Чехов вздохнул и задал замершей от страха Иде Натановне несколько вопросов, касающихся ее болезни. Решительного мнения он не высказал, но на этот раз настойчиво посоветовал повезти больную в Харьков к тамошним светилам. Казалось, он не счел ее безнадежной.
— Остановитесь в гостинице «Астраханская», — заботливо порекомендовал он Безчинскому, — там тихо и спокойно.
— Спасибо, — сказала Ида Натановна, поднимаясь. Ее муж молча низко поклонился Чехову и взял под руку жену.

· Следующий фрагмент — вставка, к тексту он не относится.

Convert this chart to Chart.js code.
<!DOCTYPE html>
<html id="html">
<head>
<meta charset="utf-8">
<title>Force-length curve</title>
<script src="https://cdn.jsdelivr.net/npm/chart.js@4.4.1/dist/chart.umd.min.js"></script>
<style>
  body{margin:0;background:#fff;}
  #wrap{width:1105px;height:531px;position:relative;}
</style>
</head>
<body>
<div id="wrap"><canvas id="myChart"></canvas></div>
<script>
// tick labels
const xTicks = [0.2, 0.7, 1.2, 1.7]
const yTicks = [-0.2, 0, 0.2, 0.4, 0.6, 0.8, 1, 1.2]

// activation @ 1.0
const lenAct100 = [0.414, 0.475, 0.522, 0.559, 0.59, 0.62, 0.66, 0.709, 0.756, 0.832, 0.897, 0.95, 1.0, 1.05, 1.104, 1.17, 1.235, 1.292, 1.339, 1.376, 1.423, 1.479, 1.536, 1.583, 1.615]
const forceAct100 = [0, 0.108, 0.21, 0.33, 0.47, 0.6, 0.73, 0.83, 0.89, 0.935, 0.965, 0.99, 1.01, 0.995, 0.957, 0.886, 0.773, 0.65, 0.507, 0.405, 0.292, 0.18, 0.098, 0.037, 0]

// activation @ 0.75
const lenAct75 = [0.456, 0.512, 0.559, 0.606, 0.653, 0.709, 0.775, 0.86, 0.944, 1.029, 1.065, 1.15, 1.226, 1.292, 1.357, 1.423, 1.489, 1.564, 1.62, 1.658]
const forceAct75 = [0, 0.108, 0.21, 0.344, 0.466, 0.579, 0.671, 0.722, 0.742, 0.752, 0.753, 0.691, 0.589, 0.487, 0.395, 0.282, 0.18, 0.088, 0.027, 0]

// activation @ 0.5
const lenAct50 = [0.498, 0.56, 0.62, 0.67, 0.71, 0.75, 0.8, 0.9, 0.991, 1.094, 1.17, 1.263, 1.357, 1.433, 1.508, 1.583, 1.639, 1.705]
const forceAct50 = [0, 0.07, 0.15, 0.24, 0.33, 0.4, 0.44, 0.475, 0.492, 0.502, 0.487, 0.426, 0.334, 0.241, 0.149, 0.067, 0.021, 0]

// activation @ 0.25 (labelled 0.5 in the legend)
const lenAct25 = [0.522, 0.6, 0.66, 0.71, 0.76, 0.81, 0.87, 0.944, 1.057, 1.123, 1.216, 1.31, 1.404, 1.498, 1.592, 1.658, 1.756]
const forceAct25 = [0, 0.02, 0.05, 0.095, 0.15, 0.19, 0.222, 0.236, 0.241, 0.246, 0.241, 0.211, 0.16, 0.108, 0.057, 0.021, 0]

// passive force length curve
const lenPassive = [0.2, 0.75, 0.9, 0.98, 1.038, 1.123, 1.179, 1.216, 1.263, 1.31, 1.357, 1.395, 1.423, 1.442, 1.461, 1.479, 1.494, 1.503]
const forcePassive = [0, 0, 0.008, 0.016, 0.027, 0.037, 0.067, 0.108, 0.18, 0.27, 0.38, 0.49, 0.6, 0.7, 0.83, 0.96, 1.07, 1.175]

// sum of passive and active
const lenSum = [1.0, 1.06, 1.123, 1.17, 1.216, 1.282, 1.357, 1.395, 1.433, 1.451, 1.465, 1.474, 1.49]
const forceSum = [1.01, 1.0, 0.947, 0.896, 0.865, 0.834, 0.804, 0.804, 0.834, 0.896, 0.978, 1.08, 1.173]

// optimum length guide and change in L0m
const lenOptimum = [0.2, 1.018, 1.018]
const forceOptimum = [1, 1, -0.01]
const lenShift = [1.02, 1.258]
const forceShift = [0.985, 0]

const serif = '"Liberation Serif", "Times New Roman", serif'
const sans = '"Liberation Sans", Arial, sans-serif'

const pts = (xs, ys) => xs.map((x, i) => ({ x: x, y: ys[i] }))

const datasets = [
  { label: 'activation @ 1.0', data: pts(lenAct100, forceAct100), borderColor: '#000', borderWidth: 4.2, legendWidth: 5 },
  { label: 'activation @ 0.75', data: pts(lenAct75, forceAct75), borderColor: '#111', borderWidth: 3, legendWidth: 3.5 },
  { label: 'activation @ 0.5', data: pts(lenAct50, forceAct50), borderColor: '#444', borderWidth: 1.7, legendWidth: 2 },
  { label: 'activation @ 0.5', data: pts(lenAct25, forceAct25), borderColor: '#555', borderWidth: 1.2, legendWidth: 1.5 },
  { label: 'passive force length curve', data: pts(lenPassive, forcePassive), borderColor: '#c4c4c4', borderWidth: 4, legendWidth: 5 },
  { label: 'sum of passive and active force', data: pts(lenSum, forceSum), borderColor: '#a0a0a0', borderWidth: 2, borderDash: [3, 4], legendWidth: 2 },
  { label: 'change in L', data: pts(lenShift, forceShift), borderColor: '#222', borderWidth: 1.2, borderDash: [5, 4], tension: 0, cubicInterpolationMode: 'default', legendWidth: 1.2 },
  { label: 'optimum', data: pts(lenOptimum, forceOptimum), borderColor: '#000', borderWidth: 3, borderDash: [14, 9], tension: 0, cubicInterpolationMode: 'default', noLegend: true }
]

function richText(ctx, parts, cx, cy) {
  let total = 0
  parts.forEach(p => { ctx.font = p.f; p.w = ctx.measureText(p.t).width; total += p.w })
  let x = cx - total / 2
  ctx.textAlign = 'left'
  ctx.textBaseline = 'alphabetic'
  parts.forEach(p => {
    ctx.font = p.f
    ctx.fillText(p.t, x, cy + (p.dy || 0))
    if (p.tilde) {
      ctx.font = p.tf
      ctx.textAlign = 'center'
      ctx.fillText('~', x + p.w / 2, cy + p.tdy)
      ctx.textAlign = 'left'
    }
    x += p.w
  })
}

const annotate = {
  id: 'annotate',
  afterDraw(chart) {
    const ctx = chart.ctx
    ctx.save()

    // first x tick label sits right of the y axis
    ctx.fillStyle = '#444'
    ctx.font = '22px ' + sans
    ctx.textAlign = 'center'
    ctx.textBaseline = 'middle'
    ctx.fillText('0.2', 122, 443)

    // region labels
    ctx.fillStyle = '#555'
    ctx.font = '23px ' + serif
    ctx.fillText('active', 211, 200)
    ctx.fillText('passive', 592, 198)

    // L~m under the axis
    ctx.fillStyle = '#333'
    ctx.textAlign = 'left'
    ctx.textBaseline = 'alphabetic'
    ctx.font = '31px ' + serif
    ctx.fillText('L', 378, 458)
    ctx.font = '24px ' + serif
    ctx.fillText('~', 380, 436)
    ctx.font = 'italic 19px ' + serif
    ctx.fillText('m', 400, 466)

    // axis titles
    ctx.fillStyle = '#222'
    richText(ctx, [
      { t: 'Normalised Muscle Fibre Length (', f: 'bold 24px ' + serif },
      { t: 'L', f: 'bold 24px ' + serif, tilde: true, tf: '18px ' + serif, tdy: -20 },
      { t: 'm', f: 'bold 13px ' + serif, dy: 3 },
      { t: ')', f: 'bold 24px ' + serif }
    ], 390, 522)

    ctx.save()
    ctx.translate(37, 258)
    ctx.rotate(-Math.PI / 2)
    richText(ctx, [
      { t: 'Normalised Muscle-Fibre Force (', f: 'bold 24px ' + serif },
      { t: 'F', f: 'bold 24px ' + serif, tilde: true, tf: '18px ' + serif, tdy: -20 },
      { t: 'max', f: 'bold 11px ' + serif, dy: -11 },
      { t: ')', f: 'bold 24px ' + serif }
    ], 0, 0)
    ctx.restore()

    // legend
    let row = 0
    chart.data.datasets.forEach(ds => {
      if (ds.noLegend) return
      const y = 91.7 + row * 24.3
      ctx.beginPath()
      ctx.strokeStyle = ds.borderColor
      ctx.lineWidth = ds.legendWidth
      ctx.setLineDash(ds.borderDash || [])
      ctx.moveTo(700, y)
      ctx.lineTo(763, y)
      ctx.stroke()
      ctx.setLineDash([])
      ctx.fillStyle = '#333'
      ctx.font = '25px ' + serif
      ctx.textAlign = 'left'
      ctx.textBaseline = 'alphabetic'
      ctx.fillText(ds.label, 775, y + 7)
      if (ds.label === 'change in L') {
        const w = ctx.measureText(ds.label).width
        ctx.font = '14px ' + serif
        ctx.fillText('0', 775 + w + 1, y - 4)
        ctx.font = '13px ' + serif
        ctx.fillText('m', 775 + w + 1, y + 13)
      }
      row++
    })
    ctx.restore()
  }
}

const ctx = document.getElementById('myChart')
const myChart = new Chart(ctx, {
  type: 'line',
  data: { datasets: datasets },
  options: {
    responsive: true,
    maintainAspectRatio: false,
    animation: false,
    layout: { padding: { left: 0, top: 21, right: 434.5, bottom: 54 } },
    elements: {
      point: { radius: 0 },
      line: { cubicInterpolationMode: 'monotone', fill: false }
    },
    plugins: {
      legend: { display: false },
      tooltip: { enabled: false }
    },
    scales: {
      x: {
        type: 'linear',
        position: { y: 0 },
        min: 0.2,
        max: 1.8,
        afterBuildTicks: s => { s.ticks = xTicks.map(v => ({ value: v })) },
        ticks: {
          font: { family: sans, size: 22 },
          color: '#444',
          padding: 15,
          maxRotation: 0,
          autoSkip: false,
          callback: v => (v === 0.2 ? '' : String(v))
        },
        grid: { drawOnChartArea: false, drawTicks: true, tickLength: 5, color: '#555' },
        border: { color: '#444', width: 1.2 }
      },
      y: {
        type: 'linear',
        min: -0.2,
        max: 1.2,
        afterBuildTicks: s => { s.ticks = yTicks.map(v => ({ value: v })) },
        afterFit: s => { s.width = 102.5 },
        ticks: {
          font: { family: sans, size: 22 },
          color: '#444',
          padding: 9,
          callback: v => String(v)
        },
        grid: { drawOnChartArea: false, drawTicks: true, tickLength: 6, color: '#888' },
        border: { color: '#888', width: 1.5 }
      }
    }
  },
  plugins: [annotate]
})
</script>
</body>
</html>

Однако в Харьков им поехать не довелось. Уже назавтра больной стало значительно хуже. Она слегла. Она больше не глотала твердой пищи. Ее стали кормить молоком и сладким чаем. Доктор Диварис порекомендовал было покупать у хохлушек кипяченые сливки, но старик Безчинский с негодованием отвернулся: это был «трейф», запретная еврейским каноном пища.
Ида Натановна страдала и таяла на глазах. Вечером ей сделали укол морфия, и она забылась. Безчинский вышел на цыпочках в столовую, где его уже давно поджидал старинный приятель и однолетка, бакалейщик Чуйко.
— Шо я вам кажу, сосед, — заторопился Чуйко, с жалостью глядя на измученное лицо Иосифа Ильича. — Хотить, кажу, выходить свою Идочку?
— Ну? — спросил Безчинский.
— Не «ну», а шлить, сосед, эстафету до самого батюшки Иоанна Кронштадтского, нехай помолится!